Methodologically this book is a disaster area. At times, the author refers to other research studies to support her hypothesis and other times on her hunches. (This book does not put forward any original research.) This back and forth becomes confusing at times and the reader loses track of what is empirically proven and what the author is assuming.
I do think that it is okay, especially in books aimed at a mainstream audience, to make broad and unproven claims. This then provides fodder for later academic research. It's good to have books that attempt to make grand theory and allow others, who have more resources and less imagination, prove or disprove those claims. However, unproven statements should be clearly identified and qualified. Good qualifying phrases are “this observation may suggest” or “it worth further study” or “it could possibly indicate.”

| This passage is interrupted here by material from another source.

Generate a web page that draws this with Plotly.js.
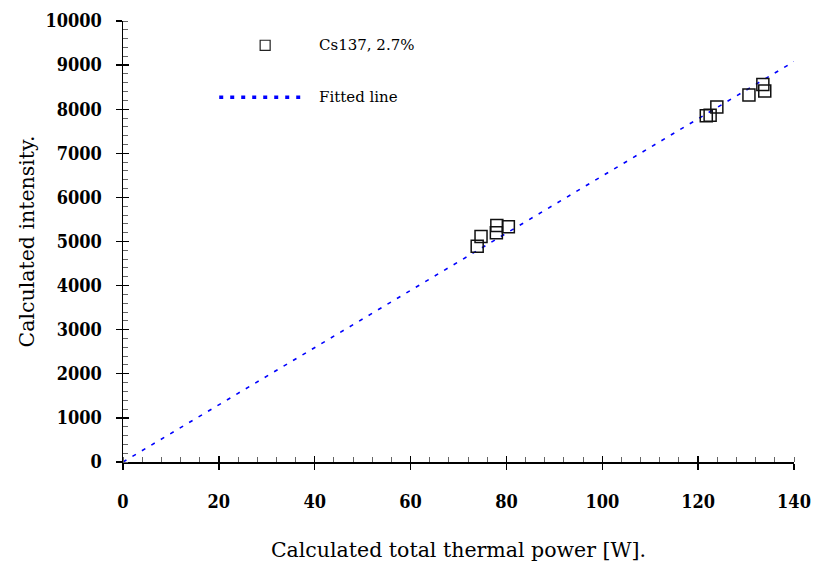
<!DOCTYPE html>
<html>
<head>
<meta charset="utf-8">
<script src="https://cdn.plot.ly/plotly-3.0.1.min.js"></script>
<style>
  html, body { margin: 0; padding: 0; background: #ffffff; }
  #chart { width: 817px; height: 563px; }
</style>
</head>
<body>
<div id="chart"></div>
<script>
// Measured points: total thermal power [W] vs. intensity (Cs137, 2.7%)
const powerW = [73.9, 74.7, 77.9, 78.0, 80.4, 121.7, 122.5, 123.9, 130.6, 133.5, 133.9];
const intensity = [4895, 5114, 5200, 5364, 5337, 7853, 7863, 8051, 8321, 8561, 8412];

// Fitted straight line through the origin
const fitPower = [0, 140];
const fitIntensity = [0, 9080];

const xTicks = [0, 20, 40, 60, 80, 100, 120, 140];
const yTicks = [0, 1000, 2000, 3000, 4000, 5000, 6000, 7000, 8000, 9000, 10000];

const serif = 'DejaVu Serif, Liberation Serif, serif';
const tickSerif = 'DejaVu Serif Condensed, DejaVu Serif, serif';

const traces = [
  {
    x: fitPower, y: fitIntensity, type: 'scatter', mode: 'lines',
    line: { color: '#0000ff', width: 1.6, dash: '4px,7px' },
    hoverinfo: 'skip', showlegend: false
  },
  {
    x: powerW, y: intensity, type: 'scatter', mode: 'markers',
    marker: { symbol: 'square-open', size: 12, color: '#111111', line: { width: 1.5 } },
    showlegend: false
  },
  // invisible copy on the overlay axes so their inner major ticks get drawn
  {
    x: powerW, y: intensity, type: 'scatter', mode: 'markers',
    xaxis: 'x2', yaxis: 'y2', marker: { opacity: 0 },
    hoverinfo: 'skip', showlegend: false
  }
];

const baseX = { range: [0, 140], fixedrange: true, showgrid: false, zeroline: false };
const baseY = { range: [0, 10000], fixedrange: true, showgrid: false, zeroline: false };

// legend drawn by hand: paper coords over the plot area
const legendShapes = [
  { type: 'rect', xref: 'paper', yref: 'paper',
    x0: 0.2044, x1: 0.2193, y0: 0.9336, y1: 0.9563,
    line: { color: '#222222', width: 1.2 }, fillcolor: 'rgba(0,0,0,0)' },
  { type: 'line', xref: 'paper', yref: 'paper',
    x0: 0.1434, x1: 0.2686, y0: 0.8271, y1: 0.8271,
    line: { color: '#0000ff', width: 3.5, dash: '4px,7px' } }
];

const legendText = [
  { text: 'Cs137, 2.7%', xref: 'paper', yref: 'paper', x: 0.2894, y: 0.9449,
    xanchor: 'left', yanchor: 'middle', showarrow: false,
    font: { family: serif, size: 15, color: '#000' } },
  { text: 'Fitted line', xref: 'paper', yref: 'paper', x: 0.2894, y: 0.8271,
    xanchor: 'left', yanchor: 'middle', showarrow: false,
    font: { family: serif, size: 15, color: '#000' } }
];

const layout = {
  width: 817, height: 563,
  margin: { l: 123, r: 23, t: 21, b: 101 },
  paper_bgcolor: '#ffffff', plot_bgcolor: '#ffffff',
  showlegend: false,
  xaxis: Object.assign({}, baseX, {
    tickvals: xTicks, ticktext: xTicks.map(String),
    ticks: 'outside', ticklen: 6, tickwidth: 1.3, tickcolor: '#000',
    showline: true, linecolor: '#000', linewidth: 1.5,
    ticklabelstandoff: 17,
    tickfont: { family: tickSerif, size: 18, color: '#000', weight: 'bold' },
    minor: { dtick: 4, ticks: 'inside', ticklen: 5, tickwidth: 1, tickcolor: '#666' },
    title: { text: 'Calculated total thermal power [W].', standoff: 31,
             font: { family: serif, size: 20.5, color: '#000' } }
  }),
  yaxis: Object.assign({}, baseY, {
    tickvals: yTicks, ticktext: yTicks.map(String),
    ticks: 'outside', ticklen: 6, tickwidth: 1.3, tickcolor: '#000',
    showline: true, linecolor: '#000', linewidth: 1.5,
    ticklabelstandoff: 10,
    tickfont: { family: tickSerif, size: 18, color: '#000', weight: 'bold' },
    minor: { dtick: 200, ticks: 'inside', ticklen: 5, tickwidth: 1, tickcolor: '#666' },
    title: { text: 'Calculated intensity.', standoff: 5,
             font: { family: serif, size: 20.5, color: '#000' } }
  }),
  xaxis2: Object.assign({}, baseX, {
    overlaying: 'x', anchor: 'y2', tickvals: xTicks, showticklabels: false,
    ticks: 'inside', ticklen: 6, tickwidth: 1.3, tickcolor: '#000', showline: false
  }),
  yaxis2: Object.assign({}, baseY, {
    overlaying: 'y', anchor: 'x2', tickvals: yTicks, showticklabels: false,
    ticks: 'inside', ticklen: 6, tickwidth: 1.3, tickcolor: '#000', showline: false
  }),
  shapes: legendShapes,
  annotations: legendText
};

Plotly.newPlot('chart', traces, layout, { staticPlot: true, displayModeBar: false });
</script>
</body>
</html>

Eberstadt also confuses the reader by switching her unit of analysis around. Sometime she discusses children at daycare v. children at home. Other times she looks at impact of working mothers on all children and society in general. Sometimes she looks at children over time.
The largest problem with this book is proving causality. Let’s look more closely at Chapter Three: Why Dick and Jane Are Fat.
Eberstadt claims that children are fatter than they used to be because more women are working. She points to real studies that show that kids are bulking up. A 2002 study in the AMA found that overweight children had tripled between 1960s and the late 1900s.
Eberstadt writes, Between 1980 and 1985 the percentage of mothers with children under six who were in the labor force first “crossed” the magic line into being the majority. By 1990 that percentage had become higher still – 58.2. By 2000 it had climbed further, to 64.6 percent. In other words, the years in which the obesity epidemic appears to have accelerated are the same years that the number of mothers of small children entering the labor force became the statistical normal. (p.40)
No. No. No. No.
Just because the two factors of weight gain and mother employment increased at the same time, does not prove causality. You have no way of knowing that employment caused obesity without ruling out other variables. (Hell, maybe disgust at their fat kids, drove women into the workforce.)
There were many other changes in society and popular culture that happened during that time. Increased number of fast food restaurants, increased mobility of families, the decline of the use of mass transportation and reliance on walking, video games and cable TV (1980 was the first year of MTV), the continued decline of kids working on farms or summer jobs, increased time doing homework. In order to prove causality between mother employment and child obesity, she would have to rule out all those other factors. An impossibility.
Of course, mother employment could be a contributing factor towards obesity, but she doesn't get that subtle.
How would employment affect weight gain? 1. She says that children of absent parents watch more TV and play more video games. 2. Kids who don’t get breast milk are fatter. (But is that in the long term? And how much does SES intervene here?) 3. Both latchkey kids (her term) and kids in daycare are less likely to get exercise than kids with at home parents. For daycare kids, there is no one pushing them to try new sports. Instead they are given snacks to keep them quiet. Latchkey kids are forbidden to leave the house for safety reasons. 4. Guilty parents give more treats.
Then she makes an interesting point. It's not just daycare kids who are disadvantaged by daycare. Even kids who are at home with their parents are disadvantaged. “The more parents are out of the house, the more reluctant they are to have their kids outside – because with so many other adults also out of the house, there is no informal network of like-minded adults to be alert to them. The fewer children who are allowed out to play, the less likely that other children will be allowed out.”
This claim saves her butt. Because there is no evidence that kids with at home parents are thinner than kids of working parents. It also makes a lot of sense. I buy it. But I would add several other factors. Kids play outside less because of increased media stories on abductions and child abuse, the decrease in neighborhood playgrounds within walking distance, and increased number of sprawling suburban developments where neighbors are unknown. All this reduces after-school playtime.